• **Rows from a dataset of charts and code**:
○ ○ ○
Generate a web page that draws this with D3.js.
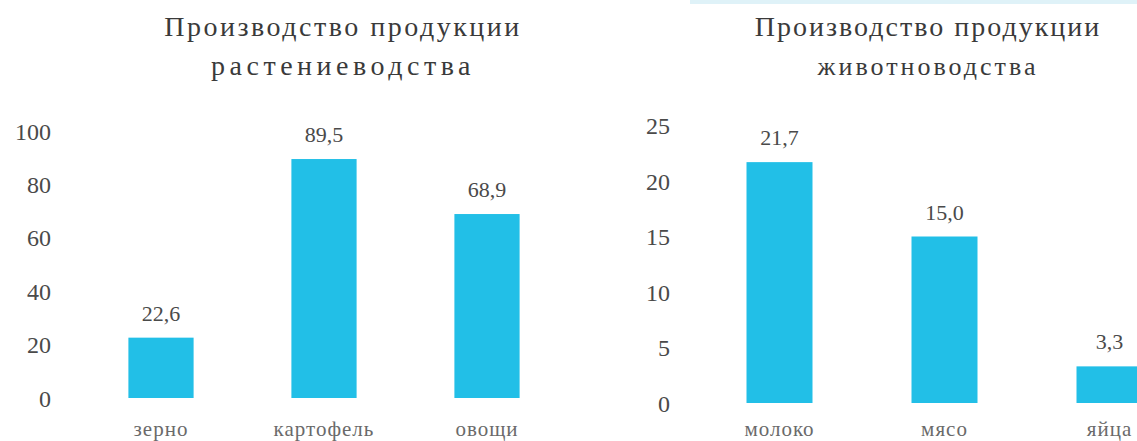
<!DOCTYPE html>
<html lang="ru">
<head>
<meta charset="utf-8">
<title>Производство продукции</title>
<script src="https://cdn.jsdelivr.net/npm/d3@7"></script>
<style>
  body { margin: 0; background: #fff; }
  svg text { font-family: "Liberation Serif", "DejaVu Serif", serif; }
  .title { fill: #3a3a3a; }
  .tick text { fill: #4a4a4a; }
  .value { fill: #4a4a4a; }
  .cat { fill: #6a6a6a; }
</style>
</head>
<body>
<script>
// data
var plantCategories = ["зерно", "картофель", "овощи"];
var plantValues = [22.6, 89.5, 68.9];
var plantTicks = [0, 20, 40, 60, 80, 100];

var animalCategories = ["молоко", "мясо", "яйца"];
var animalValues = [21.7, 15.0, 3.3];
var animalTicks = [0, 5, 10, 15, 20, 25];

var w = 1137, h = 441;
var barColor = "#22bfe7";

var ru = d3.formatLocale({decimal: ",", thousands: " ", grouping: [3], currency: ["", ""]});
var fmt = ru.format(".1f");

var svg = d3.select("body").append("svg")
  .attr("width", w)
  .attr("height", h);

// scan streak at top right
svg.append("rect")
  .attr("x", 690).attr("y", 0)
  .attr("width", w - 690).attr("height", 4)
  .attr("fill", "#dff2f8");

function drawChart(opt) {
  var g = svg.append("g");

  var x = d3.scaleBand()
    .domain(opt.categories)
    .range(opt.xRange)
    .paddingInner(0.6)
    .paddingOuter(0.3);

  var y = d3.scaleLinear()
    .domain([0, opt.yMax])
    .range(opt.yRange);

  // title, two lines
  var t = g.append("text")
    .attr("class", "title")
    .attr("text-anchor", "middle");
  t.append("tspan").attr("x", opt.titleX).attr("y", 36)
    .style("font-size", "28px")
    .style("letter-spacing", opt.title1Spacing)
    .text(opt.title[0]);
  t.append("tspan").attr("x", opt.titleX).attr("y", 75)
    .style("font-size", opt.title2Size)
    .style("letter-spacing", opt.title2Spacing)
    .text(opt.title[1]);

  // y axis
  var yAxis = d3.axisLeft(y)
    .tickValues(opt.ticks)
    .tickSize(0)
    .tickPadding(0)
    .tickFormat(d3.format("d"));

  var ax = g.append("g")
    .attr("transform", "translate(" + opt.axisX + ",0)")
    .call(yAxis);
  ax.select(".domain").remove();
  ax.selectAll("text")
    .style("font-size", "24px")
    .attr("dy", "0.34em");

  // bars
  g.selectAll("rect.bar")
    .data(opt.values)
    .enter()
    .append("rect")
    .attr("class", "bar")
    .attr("x", function(d, i) { return x(opt.categories[i]); })
    .attr("y", function(d) { return y(d); })
    .attr("width", x.bandwidth())
    .attr("height", function(d) { return y(0) - y(d); })
    .attr("fill", barColor);

  // value labels
  g.selectAll("text.value")
    .data(opt.values)
    .enter()
    .append("text")
    .attr("class", "value")
    .attr("text-anchor", "middle")
    .attr("x", function(d, i) { return x(opt.categories[i]) + x.bandwidth() / 2; })
    .attr("y", function(d) { return y(d) - 17; })
    .style("font-size", "22px")
    .text(function(d) { return fmt(d); });

  // category labels
  g.selectAll("text.cat")
    .data(opt.categories)
    .enter()
    .append("text")
    .attr("class", "cat")
    .attr("text-anchor", "middle")
    .attr("x", function(d) { return x(d) + x.bandwidth() / 2; })
    .attr("y", 436)
    .style("font-size", "21px")
    .style("letter-spacing", "1px")
    .text(function(d) { return d; });
}

drawChart({
  categories: plantCategories,
  values: plantValues,
  ticks: plantTicks,
  yMax: 100,
  xRange: [79.5, 568.5],
  yRange: [398, 131],
  axisX: 51,
  titleX: 343,
  title: ["Производство продукции", "растениеводства"],
  title1Spacing: "2.5px",
  title2Size: "28px",
  title2Spacing: "4.5px"
});

drawChart({
  categories: animalCategories,
  values: animalValues,
  ticks: animalTicks,
  yMax: 25,
  xRange: [697, 1192],
  yRange: [403, 125.5],
  axisX: 670,
  titleX: 928,
  title: ["Производство продукции", "животноводства"],
  title1Spacing: "2px",
  title2Size: "26px",
  title2Spacing: "3px"
});
</script>
</body>
</html>
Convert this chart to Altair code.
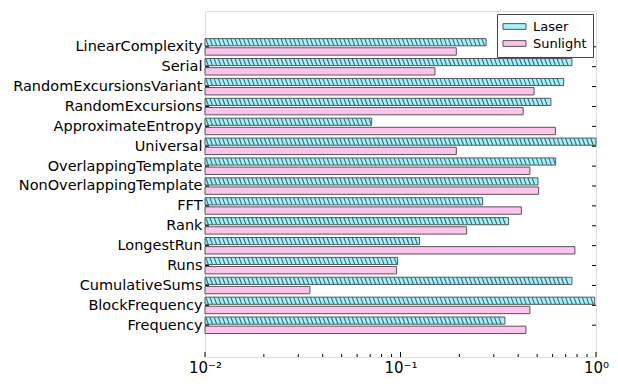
import altair as alt
import numpy as np
import pandas as pd

# ---- data (index 0 is the bottom row) ----
categories = ["Frequency", "BlockFrequency", "CumulativeSums", "Runs", "LongestRun",
              "Rank", "FFT", "NonOverlappingTemplate", "OverlappingTemplate", "Universal",
              "ApproximateEntropy", "RandomExcursions", "RandomExcursionsVariant", "Serial",
              "LinearComplexity"]
laser = [0.342, 0.985, 0.753, 0.0966, 0.125, 0.357, 0.263, 0.505, 0.622, 1.0,
         0.0712, 0.588, 0.683, 0.753, 0.274]
sunlight = [0.438, 0.459, 0.0344, 0.0955, 0.780, 0.218, 0.415, 0.509, 0.459, 0.193,
            0.620, 0.424, 0.482, 0.150, 0.193]
series = ["Laser", "Sunlight"]
x_major = [0.01, 0.1, 1.0]
x_minor = [m * d for d in (0.01, 0.1) for m in range(2, 10)]

# ---- layout / style ----
W, H = 391, 346
FONT = "DejaVu Sans"
C_LASER = "#aaf0fa"
C_SUN = "#ffc4ee"
C_HATCH = "#2d6f7c"
C_EDGE = "#555555"
Y_DOMAIN = [-1.60, 15.80]

rows = []
for k, (c, l, s) in enumerate(zip(categories, laser, sunlight)):
    rows.append({"cat": c, "k": k, "series": "Laser", "value": l, "ya": k + 0.41, "yb": k + 0.05})
    rows.append({"cat": c, "k": k, "series": "Sunlight", "value": s, "ya": k - 0.05, "yb": k - 0.42})
df = pd.DataFrame(rows)

# hatch strokes for the Laser bars, derived from the bar values
step, slant = 0.0214, 0.0128
hrows = []
for k, v in enumerate(laser):
    end = np.log10(v)
    t = -2.0 + 0.004
    while t + slant <= end:
        hrows.append({"x1": 10 ** t, "x2": 10 ** (t + slant), "ya": k + 0.40, "yb": k + 0.06})
        t += step
hatch = pd.DataFrame(hrows)

xscale = alt.Scale(type="log", domain=[0.01, 1.0], nice=False)
yscale = alt.Scale(domain=Y_DOMAIN, nice=False, zero=False)

label_arr = "[" + ",".join("'" + c + "'" for c in categories) + "]"
yaxis = alt.Axis(values=list(range(len(categories))), labelExpr=label_arr + "[datum.value]",
                 title=None, tickSize=0, domain=False, grid=False, labelFont=FONT,
                 labelFontSize=14.5, labelColor="#000", labelPadding=3, labelLimit=400)
xaxis = alt.Axis(values=x_major,
                 labelExpr="datum.value < 0.05 ? '10⁻²' : (datum.value < 0.5 ? '10⁻¹' : '10⁰')",
                 title=None, tickSize=0, domain=False, grid=False, labelFont=FONT,
                 labelFontSize=15, labelColor="#000", labelPadding=3, labelFlush=False)

bars = alt.Chart(df).mark_bar(stroke=C_EDGE, strokeWidth=1).encode(
    x=alt.X("value:Q", scale=xscale, axis=xaxis),
    x2=alt.value(0),
    y=alt.Y("ya:Q", scale=yscale, axis=yaxis),
    y2="yb:Q",
    fill=alt.Fill("series:N", scale=alt.Scale(domain=series, range=[C_LASER, C_SUN]),
                  legend=alt.Legend(title=None, orient="top-right", offset=3,
                                    strokeColor="#444", fillColor="white", padding=6,
                                    labelFont=FONT, labelFontSize=13, labelColor="#000",
                                    symbolType="M-2,-0.5H2V0.5H-2Z", symbolSize=132,
                                    symbolOffset=5, symbolStrokeColor=C_EDGE,
                                    symbolStrokeWidth=1, rowPadding=3, labelOffset=12)),
)

hatch_layer = alt.Chart(hatch).mark_rule(color=C_HATCH, strokeWidth=1.1).encode(
    x=alt.X("x1:Q", scale=xscale, axis=xaxis),
    x2="x2:Q",
    y=alt.Y("ya:Q", scale=yscale, axis=yaxis),
    y2="yb:Q",
)

kdf = pd.DataFrame({"k": list(range(len(categories)))})
left_ticks = alt.Chart(kdf).mark_rule(color="#000", strokeWidth=1).encode(
    y=alt.Y("k:Q", scale=yscale, axis=yaxis), x=alt.value(0), x2=alt.value(4))
right_ticks = alt.Chart(kdf).mark_rule(color="#000", strokeWidth=1).encode(
    y=alt.Y("k:Q", scale=yscale, axis=yaxis), x=alt.value(W - 4), x2=alt.value(W))

major = alt.Chart(pd.DataFrame({"v": x_major})).mark_rule(color="#000", strokeWidth=1).encode(
    x=alt.X("v:Q", scale=xscale, axis=xaxis), y=alt.value(H - 5), y2=alt.value(H))
minor = alt.Chart(pd.DataFrame({"v": x_minor})).mark_rule(color="#000", strokeWidth=1).encode(
    x=alt.X("v:Q", scale=xscale, axis=xaxis), y=alt.value(H - 3), y2=alt.value(H))

chart = alt.layer(bars, hatch_layer, left_ticks, right_ticks, major, minor).properties(
    width=W, height=H,
    autosize=alt.AutoSizeParams(type="none"),
    padding={"left": 197, "top": 3, "right": 14, "bottom": 19},
).configure_view(stroke="#000", strokeWidth=1).configure(background="white")

chart.save("out.html", embed_options={"renderer": "svg", "actions": False})
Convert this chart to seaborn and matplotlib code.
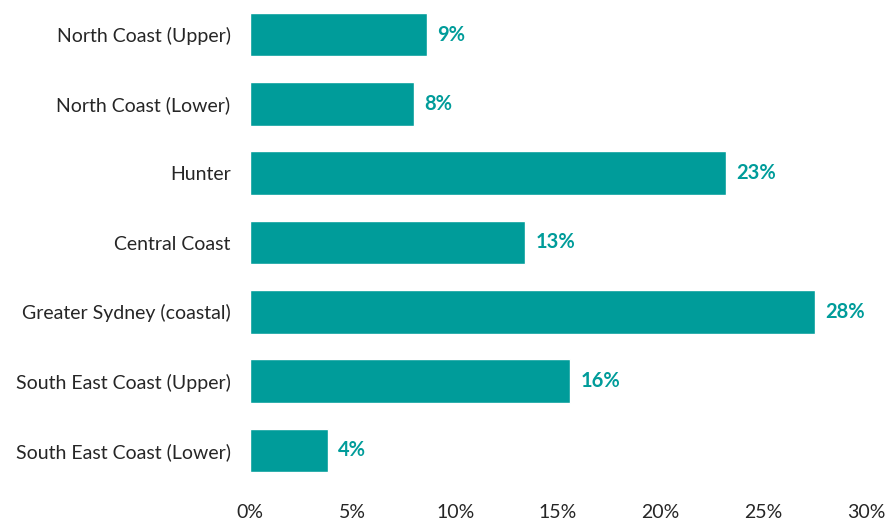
○ ○ ○
• **What to work on**: Report the number of lines above containing the word "Convert", with no other text.

• **Written solution**: 2